When it comes to software and politics, decentralization without context means nothing and too often leads those who are uncritical to conflate it to mean what their deeper desires are. It is imperative that we progress the Left’s understanding of what is and is not possible to do with the technology and only critique is not how we do it, we must experiment with it inspired by our own values. Web3, blockchain, crypto are not a panacea to fix all of our problems, but if we are serious about improving our material conditions then we cannot throw the baby out with the bath water.

The Left should seize the narrative around decentralization to mean what our political goals are. Decentralize the ownership of the means of production to the workers and decentralize power away from capitalists and archaic political structures bent on worker exploitation.

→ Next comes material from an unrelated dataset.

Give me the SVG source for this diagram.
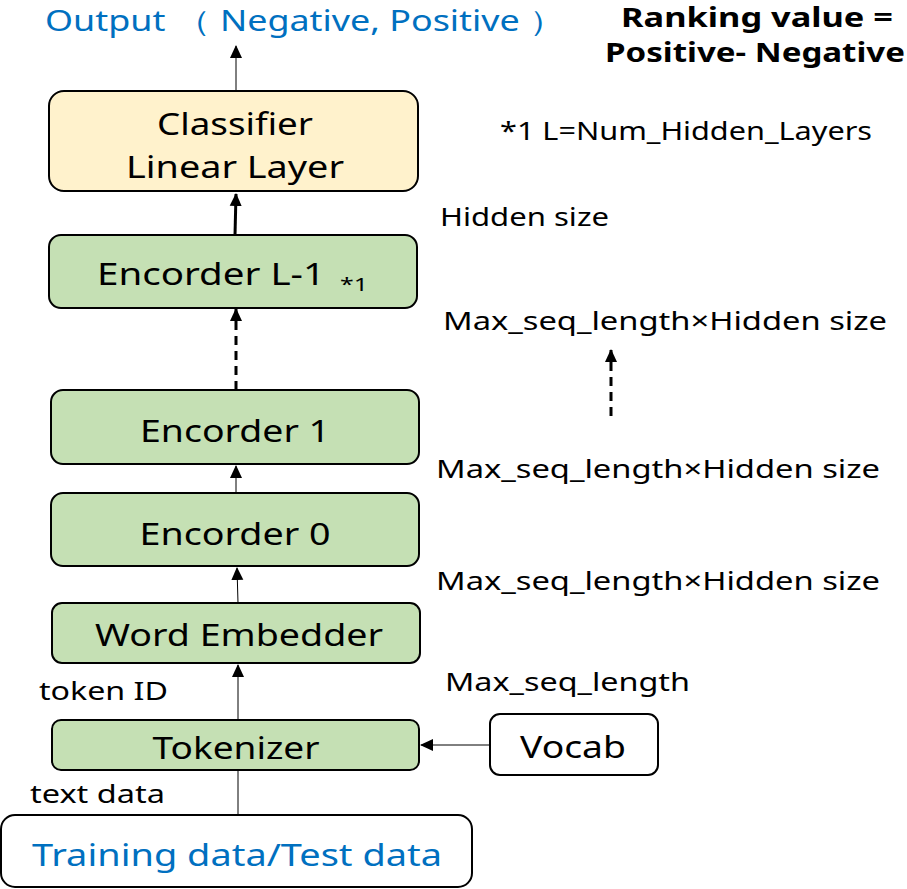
<svg xmlns="http://www.w3.org/2000/svg" width="907" height="889" viewBox="0 0 907 889">
<style>
text{font-family:"Noto Sans","Liberation Sans",sans-serif;fill:#000}
.box{stroke:#000;stroke-width:2}
.green{fill:#C5E0B4}
.yellow{fill:#FFF2CC}
.white{fill:#fff}
.big{font-size:31px;text-anchor:middle}
.lbl{font-size:26px}
.blue{fill:#0070C0}
.line{stroke:#000;stroke-width:1;fill:none}
.thick{stroke:#000;stroke-width:3;fill:none}
.dash{stroke:#000;stroke-width:3;fill:none;stroke-dasharray:9,6}
</style>
<defs>
<marker id="ah" markerWidth="14" markerHeight="14" refX="12" refY="7" orient="auto" markerUnits="userSpaceOnUse"><path d="M0,1 L13,7 L0,13 z" fill="#000"/></marker>
</defs>
<g id="connectors">
<line class="line" x1="236" y1="91" x2="236" y2="46" marker-end="url(#ah)"/>
<line class="thick" x1="235" y1="235" x2="236" y2="194" marker-end="url(#ah)"/>
<line class="dash" x1="236" y1="390" x2="236" y2="309" marker-end="url(#ah)"/>
<line class="line" x1="236" y1="493" x2="236" y2="466" marker-end="url(#ah)"/>
<line class="line" x1="238" y1="603" x2="237" y2="568" marker-end="url(#ah)"/>
<line class="line" x1="238" y1="720" x2="238" y2="665" marker-end="url(#ah)"/>
<line class="line" x1="490" y1="745" x2="421" y2="745" marker-end="url(#ah)"/>
<line class="line" x1="238" y1="815" x2="238" y2="771"/>
<line class="dash" x1="611" y1="416" x2="611" y2="350" marker-end="url(#ah)"/>
</g>
<g id="output-label"><text class="blue" x="45" y="31" font-size="29" textLength="520" lengthAdjust="spacingAndGlyphs">Output （ Negative, Positive ）</text></g>
<g id="ranking-label">
<text x="757" y="27" font-size="26" font-weight="bold" text-anchor="middle" textLength="272" lengthAdjust="spacingAndGlyphs">Ranking value =</text>
<text x="755" y="62" font-size="26" font-weight="bold" text-anchor="middle" textLength="300" lengthAdjust="spacingAndGlyphs">Positive- Negative</text>
</g>
<g id="classifier">
<rect class="box yellow" x="49" y="91" width="369" height="100" rx="15"/>
<text class="big" x="235" y="135" textLength="156" lengthAdjust="spacingAndGlyphs">Classifier</text>
<text class="big" x="235" y="178" textLength="218" lengthAdjust="spacingAndGlyphs">Linear Layer</text>
</g>
<g id="encoder-l1">
<rect class="box green" x="49" y="235" width="368" height="73" rx="12"/>
<text x="97" y="285" font-size="31" textLength="228" lengthAdjust="spacingAndGlyphs">Encorder L-1</text>
<text x="340" y="291" font-size="18" textLength="28" lengthAdjust="spacingAndGlyphs">*1</text>
</g>
<g id="encoder1">
<rect class="box green" x="51" y="390" width="368" height="74" rx="12"/>
<text class="big" x="235" y="442" textLength="190" lengthAdjust="spacingAndGlyphs">Encorder 1</text>
</g>
<g id="encoder0">
<rect class="box green" x="51" y="493" width="368" height="73" rx="12"/>
<text class="big" x="235" y="545" textLength="191" lengthAdjust="spacingAndGlyphs">Encorder 0</text>
</g>
<g id="word-embedder">
<rect class="box green" x="52" y="603" width="368" height="60" rx="10"/>
<text class="big" x="239" y="646" textLength="288" lengthAdjust="spacingAndGlyphs">Word Embedder</text>
</g>
<g id="tokenizer">
<rect class="box green" x="52" y="720" width="367" height="50" rx="9"/>
<text class="big" x="236" y="759" textLength="167" lengthAdjust="spacingAndGlyphs">Tokenizer</text>
</g>
<g id="vocab">
<rect class="box white" x="490" y="714" width="168" height="61" rx="10"/>
<text class="big" x="573" y="758" textLength="106" lengthAdjust="spacingAndGlyphs">Vocab</text>
</g>
<g id="training-data">
<rect class="box white" x="1" y="815" width="471" height="72" rx="14"/>
<text class="big blue" x="237" y="866" textLength="410" lengthAdjust="spacingAndGlyphs">Training data/Test data</text>
</g>
<g id="labels">
<text class="lbl" x="39" y="700" textLength="129" lengthAdjust="spacingAndGlyphs">token ID</text>
<text class="lbl" x="30" y="803" textLength="135" lengthAdjust="spacingAndGlyphs">text data</text>
<text class="lbl" x="445" y="691" textLength="245" lengthAdjust="spacingAndGlyphs">Max_seq_length</text>
<text class="lbl" x="436" y="590" textLength="444" lengthAdjust="spacingAndGlyphs">Max_seq_length×Hidden size</text>
<text class="lbl" x="436" y="478" textLength="444" lengthAdjust="spacingAndGlyphs">Max_seq_length×Hidden size</text>
<text class="lbl" x="443" y="330" textLength="444" lengthAdjust="spacingAndGlyphs">Max_seq_length×Hidden size</text>
<text class="lbl" x="440" y="226" textLength="169" lengthAdjust="spacingAndGlyphs">Hidden size</text>
<text class="lbl" x="500" y="140" font-size="25" textLength="372" lengthAdjust="spacingAndGlyphs">*1 L=Num_Hidden_Layers</text>
</g>
</svg>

Libertarian decentralization under capitalism is not true decentralization because centralization of wealth and power is an inherent property of capitalism and is at best only poly-centric.

A legitimate critique of the web3 space would include the influence of venture capital over popular web3 protocols. This is not as a sign of insurmountable corporate co-optation, but a clear signal that this a battlefield for political struggle, just like the internet should have been treated in the decades before, which the Left failed to do. It is undeniable that blockchains give us certain affordances that have otherwise not been possible and this should not be ignored for aesthetic reasons. Tech won’t save us but we can’t let that be an excuse to do nothing when the tools are right there in front of us to add to our toolbox for creating political and economic change.